WHAT YOU ARE ASKED TO DO.
Pictures do not belong in the output. Reproduce exactly the lines from the start of the records through the line with "const labels = ['64,62%', '23,10%', '12,27%'];".

* BEGIN *

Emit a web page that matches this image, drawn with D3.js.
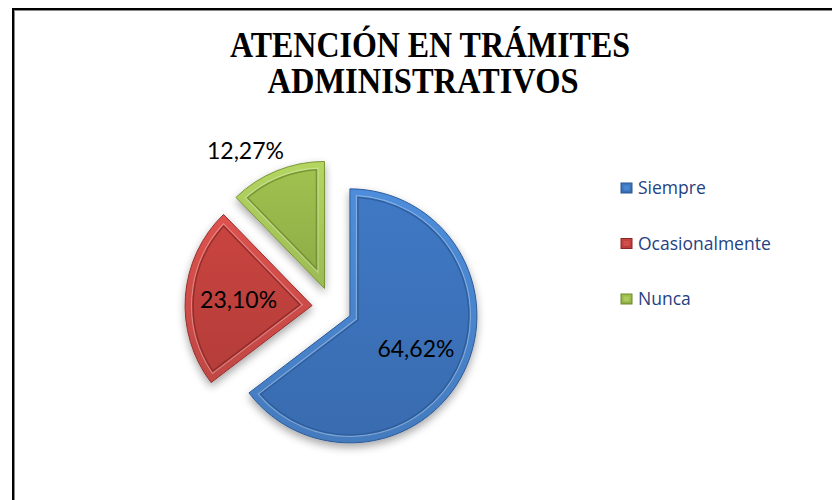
<!DOCTYPE html>
<html>
<head>
<meta charset="utf-8">
<script src="https://cdn.jsdelivr.net/npm/d3@7"></script>
<style>
  body { margin: 0; background: #fff; }
  svg { display: block; }
</style>
</head>
<body>
<div id="chart"></div>
<script>
const titleLines = ['ATENCIÓN EN TRÁMITES', 'ADMINISTRATIVOS'];
const categories = ['Siempre', 'Ocasionalmente', 'Nunca'];
const values = [64.62, 23.10, 12.27];
const labels = ['64,62%', '23,10%', '12,27%'];

const width = 832, height = 500;
const cx = 332, cy = 307, radius = 127, explode = 20, rim = 8;

const palette = [
  { rim: '#4a86d0', fill: '#3d74bd', dark: '#2a5793', edge: '#2c5a98' },
  { rim: '#d24e4a', fill: '#c2423e', dark: '#8a2623', edge: '#93302d' },
  { rim: '#abcb5c', fill: '#9aba4c', dark: '#6b8a2a', edge: '#789636' }
];

const svg = d3.select('#chart').append('svg')
    .attr('width', width)
    .attr('height', height);

const defs = svg.append('defs');

const shadow = defs.append('filter').attr('id', 'shadow')
    .attr('x', '-20%').attr('y', '-20%').attr('width', '140%').attr('height', '140%');
shadow.append('feDropShadow')
    .attr('dx', 0).attr('dy', 4).attr('stdDeviation', 4)
    .attr('flood-color', '#000').attr('flood-opacity', 0.35);

palette.forEach((c, i) => {
  const g = defs.append('linearGradient').attr('id', `rim${i}`)
      .attr('x1', 0).attr('y1', 0).attr('x2', 0).attr('y2', 1);
  g.append('stop').attr('offset', '0%').attr('stop-color', d3.color(c.rim).brighter(0.15));
  g.append('stop').attr('offset', '100%').attr('stop-color', d3.color(c.rim).darker(0.25));
  const f = defs.append('linearGradient').attr('id', `fill${i}`)
      .attr('x1', 0).attr('y1', 0).attr('x2', 0).attr('y2', 1);
  f.append('stop').attr('offset', '0%').attr('stop-color', d3.color(c.fill).brighter(0.1));
  f.append('stop').attr('offset', '100%').attr('stop-color', d3.color(c.fill).darker(0.2));
});

// frame
svg.append('rect')
    .attr('x', 13).attr('y', 9)
    .attr('width', 900).attr('height', 600)
    .attr('fill', 'none')
    .attr('stroke', '#000')
    .attr('stroke-width', 2);
svg.append('rect')
    .attr('x', 14.5).attr('y', 10.5)
    .attr('width', 900).attr('height', 600)
    .attr('fill', 'none')
    .attr('stroke', '#888')
    .attr('stroke-width', 1);

// title
const titleFont = '"Liberation Serif", "Times New Roman", serif';
svg.append('text')
    .attr('x', 430).attr('y', 57)
    .attr('text-anchor', 'middle')
    .attr('font-family', titleFont)
    .attr('font-weight', 'bold')
    .attr('font-size', 35)
    .attr('textLength', 400)
    .attr('lengthAdjust', 'spacingAndGlyphs')
    .text(titleLines[0]);
svg.append('text')
    .attr('x', 423).attr('y', 93)
    .attr('text-anchor', 'middle')
    .attr('font-family', titleFont)
    .attr('font-weight', 'bold')
    .attr('font-size', 35)
    .attr('textLength', 311)
    .attr('lengthAdjust', 'spacingAndGlyphs')
    .text(titleLines[1]);

const pie = d3.pie().sort(null)(values);
const arc = d3.arc().innerRadius(0).outerRadius(radius);

// inset outline of a slice, edges moved in parallel by w
function insetPath(s, e, R, w) {
  const half = (e - s) / 2, mid = (s + e) / 2;
  const o = w / Math.sin(half);
  const px = o * Math.sin(mid), py = -o * Math.cos(mid);
  const r = R - w;
  const hit = a => {
    const ux = Math.sin(a), uy = -Math.cos(a);
    const b = px * ux + py * uy;
    const c = px * px + py * py - r * r;
    const t = -b + Math.sqrt(b * b - c);
    return [px + t * ux, py + t * uy];
  };
  const q0 = hit(s), q1 = hit(e);
  const p = d3.path();
  p.moveTo(px, py);
  p.lineTo(q0[0], q0[1]);
  p.arc(0, 0, r, Math.atan2(q0[1], q0[0]), Math.atan2(q1[1], q1[0]), false);
  p.closePath();
  return p.toString();
}

const midAngle = d => (d.startAngle + d.endAngle) / 2;

const slices = svg.append('g')
    .attr('transform', `translate(${cx},${cy})`)
  .selectAll('g')
  .data(pie)
  .enter().append('g')
    .attr('transform', d => {
      const a = midAngle(d);
      return `translate(${explode * Math.sin(a)},${-explode * Math.cos(a)})`;
    });

slices.append('path')
    .attr('d', arc)
    .attr('fill', (d, i) => `url(#rim${i})`)
    .attr('stroke', (d, i) => palette[i].edge)
    .attr('stroke-width', 1)
    .attr('filter', 'url(#shadow)');

slices.append('path')
    .attr('d', d => insetPath(d.startAngle, d.endAngle, radius, rim - 1.5))
    .attr('fill', 'none')
    .attr('stroke', '#fff')
    .attr('stroke-opacity', 0.3)
    .attr('stroke-width', 1.2);

slices.append('path')
    .attr('d', d => insetPath(d.startAngle, d.endAngle, radius, rim))
    .attr('fill', (d, i) => `url(#fill${i})`)
    .attr('stroke', (d, i) => palette[i].dark)
    .attr('stroke-opacity', 0.8)
    .attr('stroke-width', 1.5);

// data labels
slices.append('text')
    .attr('x', d => {
      const a = midAngle(d);
      const small = d.value < 15;
      return small ? (radius + 30) * Math.sin(a) - 20 : 0.58 * radius * Math.sin(a);
    })
    .attr('y', d => {
      const a = midAngle(d);
      const small = d.value < 15;
      return small ? -(radius + 30) * Math.cos(a) + 8 : -0.58 * radius * Math.cos(a);
    })
    .attr('dy', '0.35em')
    .attr('text-anchor', 'middle')
    .attr('font-family', 'Lato, "Open Sans", sans-serif')
    .attr('font-size', 23)
    .attr('fill', '#000')
    .text((d, i) => labels[i]);

// legend
const legend = svg.selectAll('.legend')
    .data(categories)
    .enter().append('g')
    .attr('class', 'legend')
    .attr('transform', (d, i) => `translate(621,${188 + i * 55.5})`);

legend.append('rect')
    .attr('x', 0).attr('y', -5)
    .attr('width', 11).attr('height', 10)
    .attr('fill', (d, i) => `url(#fill${i})`)
    .attr('stroke', (d, i) => palette[i].dark)
    .attr('stroke-width', 1);

legend.append('rect')
    .attr('x', 2.5).attr('y', -2.5)
    .attr('width', 6).attr('height', 5)
    .attr('fill', (d, i) => palette[i].rim);

legend.append('text')
    .attr('x', 17)
    .attr('y', 6)
    .attr('font-family', '"Comic Sans MS", "Open Sans", sans-serif')
    .attr('font-size', 17.5)
    .attr('fill', '#1f4282')
    .text(d => d);
</script>
</body>
</html>
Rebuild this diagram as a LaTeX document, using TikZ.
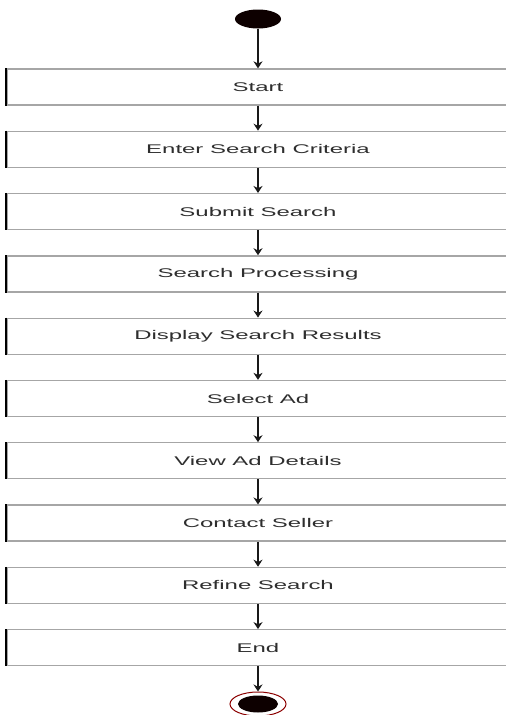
\documentclass[tikz,border=0pt]{standalone}
\usepackage{fontspec}
\setmainfont{Liberation Sans}
\usepackage{graphicx}
\usetikzlibrary{arrows.meta,shapes.geometric}
\begin{document}
\begin{tikzpicture}[x=1pt,y=-1pt,
  act/.style={draw=gray!70, line width=1.3pt, minimum width=502pt, minimum height=36pt,
    inner sep=0pt, font=\fontsize{12.6}{14}\selectfont, text=black!82},
  leftedge/.style={draw=black, line width=1.8pt},
  flow/.style={-{Stealth[width=9pt,length=7pt]}, line width=1.3pt, draw=black!90},
  initial/.style={ellipse, fill=black!95!red, minimum width=46pt, minimum height=19pt, inner sep=0pt},
  final/.style={ellipse, draw=red!55!black, line width=1pt, fill=white, minimum width=56pt, minimum height=24pt, inner sep=0pt}]
\useasboundingbox (0,0) rectangle (506,715);
\clip (0,0) rectangle (506,715);
\fill[white] (0,0) rectangle (506,715);

\node[initial] (init) at (258,19) {};

\foreach \name/\txt [count=\i from 0] in {
  a0/Start, a1/Enter Search Criteria, a2/Submit Search, a3/Search Processing,
  a4/Display Search Results, a5/Select Ad, a6/View Ad Details, a7/Contact Seller,
  a8/Refine Search, a9/End} {
  \node[act] (\name) at (258, 87+62.3*\i) {\scalebox{1.9}[1]{\txt}};
  \draw[leftedge] (\name.north west) -- (\name.south west);
}

\node[final] (fin) at (258,704) {};
\fill[black!95!red] (fin.center) ellipse [x radius=20pt, y radius=8.5pt];

\draw[flow] (init) -- (a0);
\foreach \p/\q in {a0/a1,a1/a2,a2/a3,a3/a4,a4/a5,a5/a6,a6/a7,a7/a8,a8/a9} {
  \draw[flow] (\p) -- (\q);
}
\draw[flow] (a9.south) -- (fin.north);
\end{tikzpicture}
\end{document}
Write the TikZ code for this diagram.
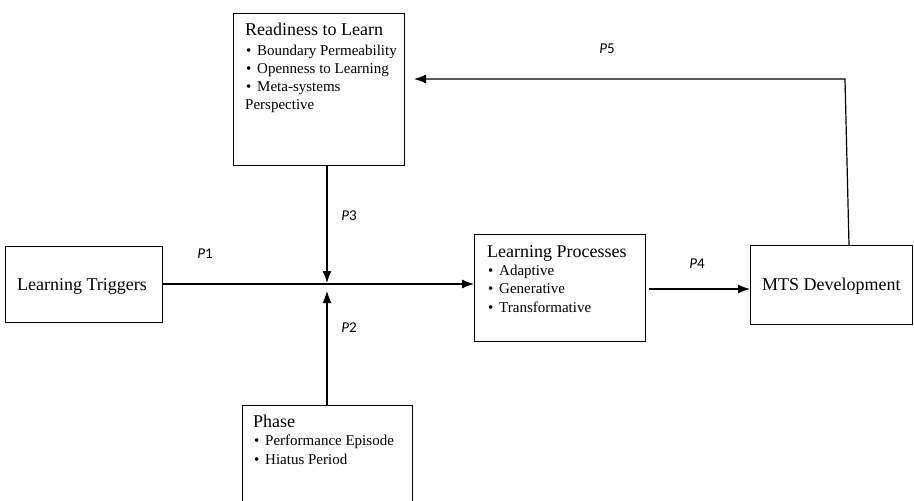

* END *

TASK OUTPUT.
Emit a web page that matches this image, drawn with D3.js.
<!DOCTYPE html>
<html>
<head>
<meta charset="utf-8">
<script src="https://cdn.jsdelivr.net/npm/d3@7"></script>
<style>
  body { margin: 0; background: #fff; }
  svg { display: block; }
</style>
</head>
<body>
<div id="chart"></div>
<script>
const titleLines = ['ATENCIÓN EN TRÁMITES', 'ADMINISTRATIVOS'];
const categories = ['Siempre', 'Ocasionalmente', 'Nunca'];
const values = [64.62, 23.10, 12.27];
const labels = ['64,62%', '23,10%', '12,27%'];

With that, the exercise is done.